Data block
** Begin **

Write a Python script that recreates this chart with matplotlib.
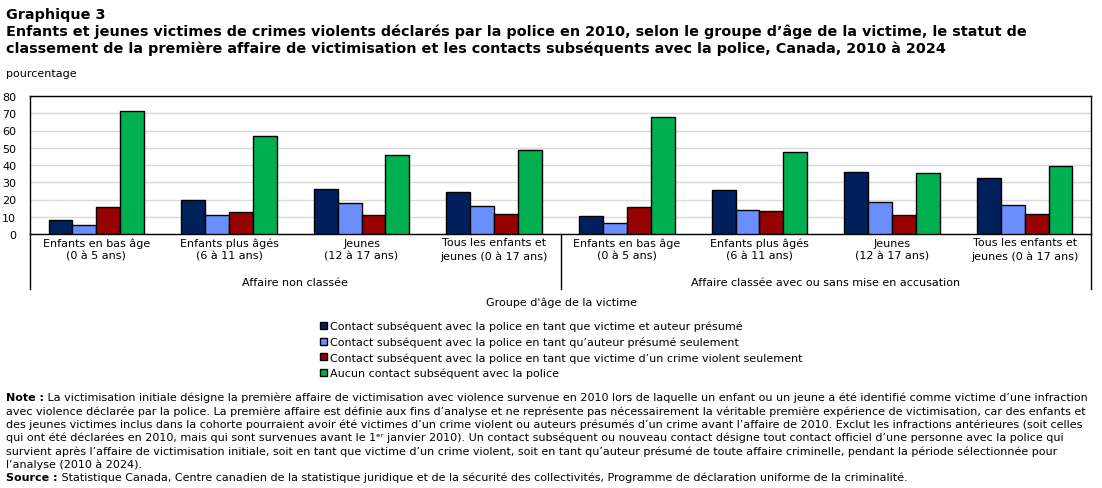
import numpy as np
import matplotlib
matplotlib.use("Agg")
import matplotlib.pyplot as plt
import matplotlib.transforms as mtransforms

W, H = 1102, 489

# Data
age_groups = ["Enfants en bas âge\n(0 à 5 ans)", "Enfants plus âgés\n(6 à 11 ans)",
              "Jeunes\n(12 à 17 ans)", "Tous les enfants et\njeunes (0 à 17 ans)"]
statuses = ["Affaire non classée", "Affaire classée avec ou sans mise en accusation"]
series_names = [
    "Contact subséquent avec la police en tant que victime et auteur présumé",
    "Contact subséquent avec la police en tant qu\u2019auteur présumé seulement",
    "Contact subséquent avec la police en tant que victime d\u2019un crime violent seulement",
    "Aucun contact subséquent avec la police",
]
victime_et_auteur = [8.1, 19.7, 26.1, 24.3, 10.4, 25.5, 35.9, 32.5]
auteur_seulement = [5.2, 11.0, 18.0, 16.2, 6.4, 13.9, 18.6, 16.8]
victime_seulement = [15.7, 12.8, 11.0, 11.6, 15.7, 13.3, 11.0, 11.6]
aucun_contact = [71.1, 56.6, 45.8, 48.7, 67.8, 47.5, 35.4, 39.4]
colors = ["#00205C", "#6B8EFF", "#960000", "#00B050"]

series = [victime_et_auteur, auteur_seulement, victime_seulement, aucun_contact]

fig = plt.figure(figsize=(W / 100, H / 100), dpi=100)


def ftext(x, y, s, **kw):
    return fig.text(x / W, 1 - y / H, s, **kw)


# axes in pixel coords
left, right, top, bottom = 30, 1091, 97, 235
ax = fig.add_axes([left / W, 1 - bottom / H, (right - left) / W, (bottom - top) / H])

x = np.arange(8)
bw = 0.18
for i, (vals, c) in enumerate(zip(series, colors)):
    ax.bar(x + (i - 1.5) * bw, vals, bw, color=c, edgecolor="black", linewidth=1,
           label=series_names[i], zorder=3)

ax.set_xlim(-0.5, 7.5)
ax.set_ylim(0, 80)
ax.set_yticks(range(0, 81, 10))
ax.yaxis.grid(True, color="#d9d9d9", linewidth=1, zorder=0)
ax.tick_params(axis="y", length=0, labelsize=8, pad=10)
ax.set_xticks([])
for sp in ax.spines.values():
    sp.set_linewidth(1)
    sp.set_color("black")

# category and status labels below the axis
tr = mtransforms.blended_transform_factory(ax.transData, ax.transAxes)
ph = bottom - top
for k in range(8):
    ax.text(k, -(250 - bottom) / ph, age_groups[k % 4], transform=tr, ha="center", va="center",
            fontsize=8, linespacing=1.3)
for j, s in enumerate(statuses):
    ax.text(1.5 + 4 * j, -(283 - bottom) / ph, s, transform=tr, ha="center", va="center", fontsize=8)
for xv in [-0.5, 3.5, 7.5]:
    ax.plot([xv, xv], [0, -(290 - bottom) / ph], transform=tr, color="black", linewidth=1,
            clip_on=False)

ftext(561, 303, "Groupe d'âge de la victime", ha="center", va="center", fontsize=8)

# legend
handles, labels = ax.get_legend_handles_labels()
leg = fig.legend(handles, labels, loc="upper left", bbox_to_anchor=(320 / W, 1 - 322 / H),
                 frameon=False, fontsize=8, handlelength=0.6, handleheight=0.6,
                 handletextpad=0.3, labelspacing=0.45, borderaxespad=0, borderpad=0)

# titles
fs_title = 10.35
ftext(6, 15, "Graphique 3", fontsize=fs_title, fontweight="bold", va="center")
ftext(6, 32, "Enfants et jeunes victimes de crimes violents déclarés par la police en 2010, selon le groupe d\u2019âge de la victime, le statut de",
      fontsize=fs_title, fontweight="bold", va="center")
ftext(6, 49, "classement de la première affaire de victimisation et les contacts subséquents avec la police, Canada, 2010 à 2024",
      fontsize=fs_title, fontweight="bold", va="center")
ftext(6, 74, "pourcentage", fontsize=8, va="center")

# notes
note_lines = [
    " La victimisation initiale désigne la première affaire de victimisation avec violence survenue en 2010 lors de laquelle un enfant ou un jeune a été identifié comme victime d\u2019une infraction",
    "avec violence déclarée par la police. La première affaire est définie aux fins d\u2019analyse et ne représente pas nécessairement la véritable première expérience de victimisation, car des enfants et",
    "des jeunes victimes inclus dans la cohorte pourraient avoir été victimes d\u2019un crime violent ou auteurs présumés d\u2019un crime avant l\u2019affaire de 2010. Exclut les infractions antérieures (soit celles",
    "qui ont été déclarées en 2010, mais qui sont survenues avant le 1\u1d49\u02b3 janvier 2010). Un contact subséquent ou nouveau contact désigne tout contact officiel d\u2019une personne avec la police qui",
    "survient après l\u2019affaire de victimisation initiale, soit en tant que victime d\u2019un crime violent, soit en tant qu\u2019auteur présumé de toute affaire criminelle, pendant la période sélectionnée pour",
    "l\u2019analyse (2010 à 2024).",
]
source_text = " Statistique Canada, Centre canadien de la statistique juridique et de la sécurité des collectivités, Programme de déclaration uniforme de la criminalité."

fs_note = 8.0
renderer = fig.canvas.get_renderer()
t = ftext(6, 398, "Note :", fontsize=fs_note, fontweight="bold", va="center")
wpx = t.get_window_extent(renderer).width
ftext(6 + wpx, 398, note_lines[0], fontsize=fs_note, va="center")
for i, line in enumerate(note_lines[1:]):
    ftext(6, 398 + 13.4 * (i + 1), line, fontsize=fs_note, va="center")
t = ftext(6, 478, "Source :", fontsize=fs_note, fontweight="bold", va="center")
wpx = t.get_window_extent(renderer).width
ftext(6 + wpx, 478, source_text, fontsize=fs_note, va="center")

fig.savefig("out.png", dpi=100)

** End **

Stated problem
Quote the full listing above word for word; exclude every picture from the copy.

Response to this exercise
Write a Python script that recreates this chart with matplotlib.
import numpy as np
import matplotlib
matplotlib.use("Agg")
import matplotlib.pyplot as plt
import matplotlib.transforms as mtransforms

W, H = 1102, 489

# Data
age_groups = ["Enfants en bas âge\n(0 à 5 ans)", "Enfants plus âgés\n(6 à 11 ans)",
              "Jeunes\n(12 à 17 ans)", "Tous les enfants et\njeunes (0 à 17 ans)"]
statuses = ["Affaire non classée", "Affaire classée avec ou sans mise en accusation"]
series_names = [
    "Contact subséquent avec la police en tant que victime et auteur présumé",
    "Contact subséquent avec la police en tant qu\u2019auteur présumé seulement",
    "Contact subséquent avec la police en tant que victime d\u2019un crime violent seulement",
    "Aucun contact subséquent avec la police",
]
victime_et_auteur = [8.1, 19.7, 26.1, 24.3, 10.4, 25.5, 35.9, 32.5]
auteur_seulement = [5.2, 11.0, 18.0, 16.2, 6.4, 13.9, 18.6, 16.8]
victime_seulement = [15.7, 12.8, 11.0, 11.6, 15.7, 13.3, 11.0, 11.6]
aucun_contact = [71.1, 56.6, 45.8, 48.7, 67.8, 47.5, 35.4, 39.4]
colors = ["#00205C", "#6B8EFF", "#960000", "#00B050"]

series = [victime_et_auteur, auteur_seulement, victime_seulement, aucun_contact]

fig = plt.figure(figsize=(W / 100, H / 100), dpi=100)


def ftext(x, y, s, **kw):
    return fig.text(x / W, 1 - y / H, s, **kw)


# axes in pixel coords
left, right, top, bottom = 30, 1091, 97, 235
ax = fig.add_axes([left / W, 1 - bottom / H, (right - left) / W, (bottom - top) / H])

x = np.arange(8)
bw = 0.18
for i, (vals, c) in enumerate(zip(series, colors)):
    ax.bar(x + (i - 1.5) * bw, vals, bw, color=c, edgecolor="black", linewidth=1,
           label=series_names[i], zorder=3)

ax.set_xlim(-0.5, 7.5)
ax.set_ylim(0, 80)
ax.set_yticks(range(0, 81, 10))
ax.yaxis.grid(True, color="#d9d9d9", linewidth=1, zorder=0)
ax.tick_params(axis="y", length=0, labelsize=8, pad=10)
ax.set_xticks([])
for sp in ax.spines.values():
    sp.set_linewidth(1)
    sp.set_color("black")

# category and status labels below the axis
tr = mtransforms.blended_transform_factory(ax.transData, ax.transAxes)
ph = bottom - top
for k in range(8):
    ax.text(k, -(250 - bottom) / ph, age_groups[k % 4], transform=tr, ha="center", va="center",
            fontsize=8, linespacing=1.3)
for j, s in enumerate(statuses):
    ax.text(1.5 + 4 * j, -(283 - bottom) / ph, s, transform=tr, ha="center", va="center", fontsize=8)
for xv in [-0.5, 3.5, 7.5]:
    ax.plot([xv, xv], [0, -(290 - bottom) / ph], transform=tr, color="black", linewidth=1,
            clip_on=False)

ftext(561, 303, "Groupe d'âge de la victime", ha="center", va="center", fontsize=8)

# legend
handles, labels = ax.get_legend_handles_labels()
leg = fig.legend(handles, labels, loc="upper left", bbox_to_anchor=(320 / W, 1 - 322 / H),
                 frameon=False, fontsize=8, handlelength=0.6, handleheight=0.6,
                 handletextpad=0.3, labelspacing=0.45, borderaxespad=0, borderpad=0)

# titles
fs_title = 10.35
ftext(6, 15, "Graphique 3", fontsize=fs_title, fontweight="bold", va="center")
ftext(6, 32, "Enfants et jeunes victimes de crimes violents déclarés par la police en 2010, selon le groupe d\u2019âge de la victime, le statut de",
      fontsize=fs_title, fontweight="bold", va="center")
ftext(6, 49, "classement de la première affaire de victimisation et les contacts subséquents avec la police, Canada, 2010 à 2024",
      fontsize=fs_title, fontweight="bold", va="center")
ftext(6, 74, "pourcentage", fontsize=8, va="center")

# notes
note_lines = [
    " La victimisation initiale désigne la première affaire de victimisation avec violence survenue en 2010 lors de laquelle un enfant ou un jeune a été identifié comme victime d\u2019une infraction",
    "avec violence déclarée par la police. La première affaire est définie aux fins d\u2019analyse et ne représente pas nécessairement la véritable première expérience de victimisation, car des enfants et",
    "des jeunes victimes inclus dans la cohorte pourraient avoir été victimes d\u2019un crime violent ou auteurs présumés d\u2019un crime avant l\u2019affaire de 2010. Exclut les infractions antérieures (soit celles",
    "qui ont été déclarées en 2010, mais qui sont survenues avant le 1\u1d49\u02b3 janvier 2010). Un contact subséquent ou nouveau contact désigne tout contact officiel d\u2019une personne avec la police qui",
    "survient après l\u2019affaire de victimisation initiale, soit en tant que victime d\u2019un crime violent, soit en tant qu\u2019auteur présumé de toute affaire criminelle, pendant la période sélectionnée pour",
    "l\u2019analyse (2010 à 2024).",
]
source_text = " Statistique Canada, Centre canadien de la statistique juridique et de la sécurité des collectivités, Programme de déclaration uniforme de la criminalité."

fs_note = 8.0
renderer = fig.canvas.get_renderer()
t = ftext(6, 398, "Note :", fontsize=fs_note, fontweight="bold", va="center")
wpx = t.get_window_extent(renderer).width
ftext(6 + wpx, 398, note_lines[0], fontsize=fs_note, va="center")
for i, line in enumerate(note_lines[1:]):
    ftext(6, 398 + 13.4 * (i + 1), line, fontsize=fs_note, va="center")
t = ftext(6, 478, "Source :", fontsize=fs_note, fontweight="bold", va="center")
wpx = t.get_window_extent(renderer).width
ftext(6 + wpx, 478, source_text, fontsize=fs_note, va="center")

fig.savefig("out.png", dpi=100)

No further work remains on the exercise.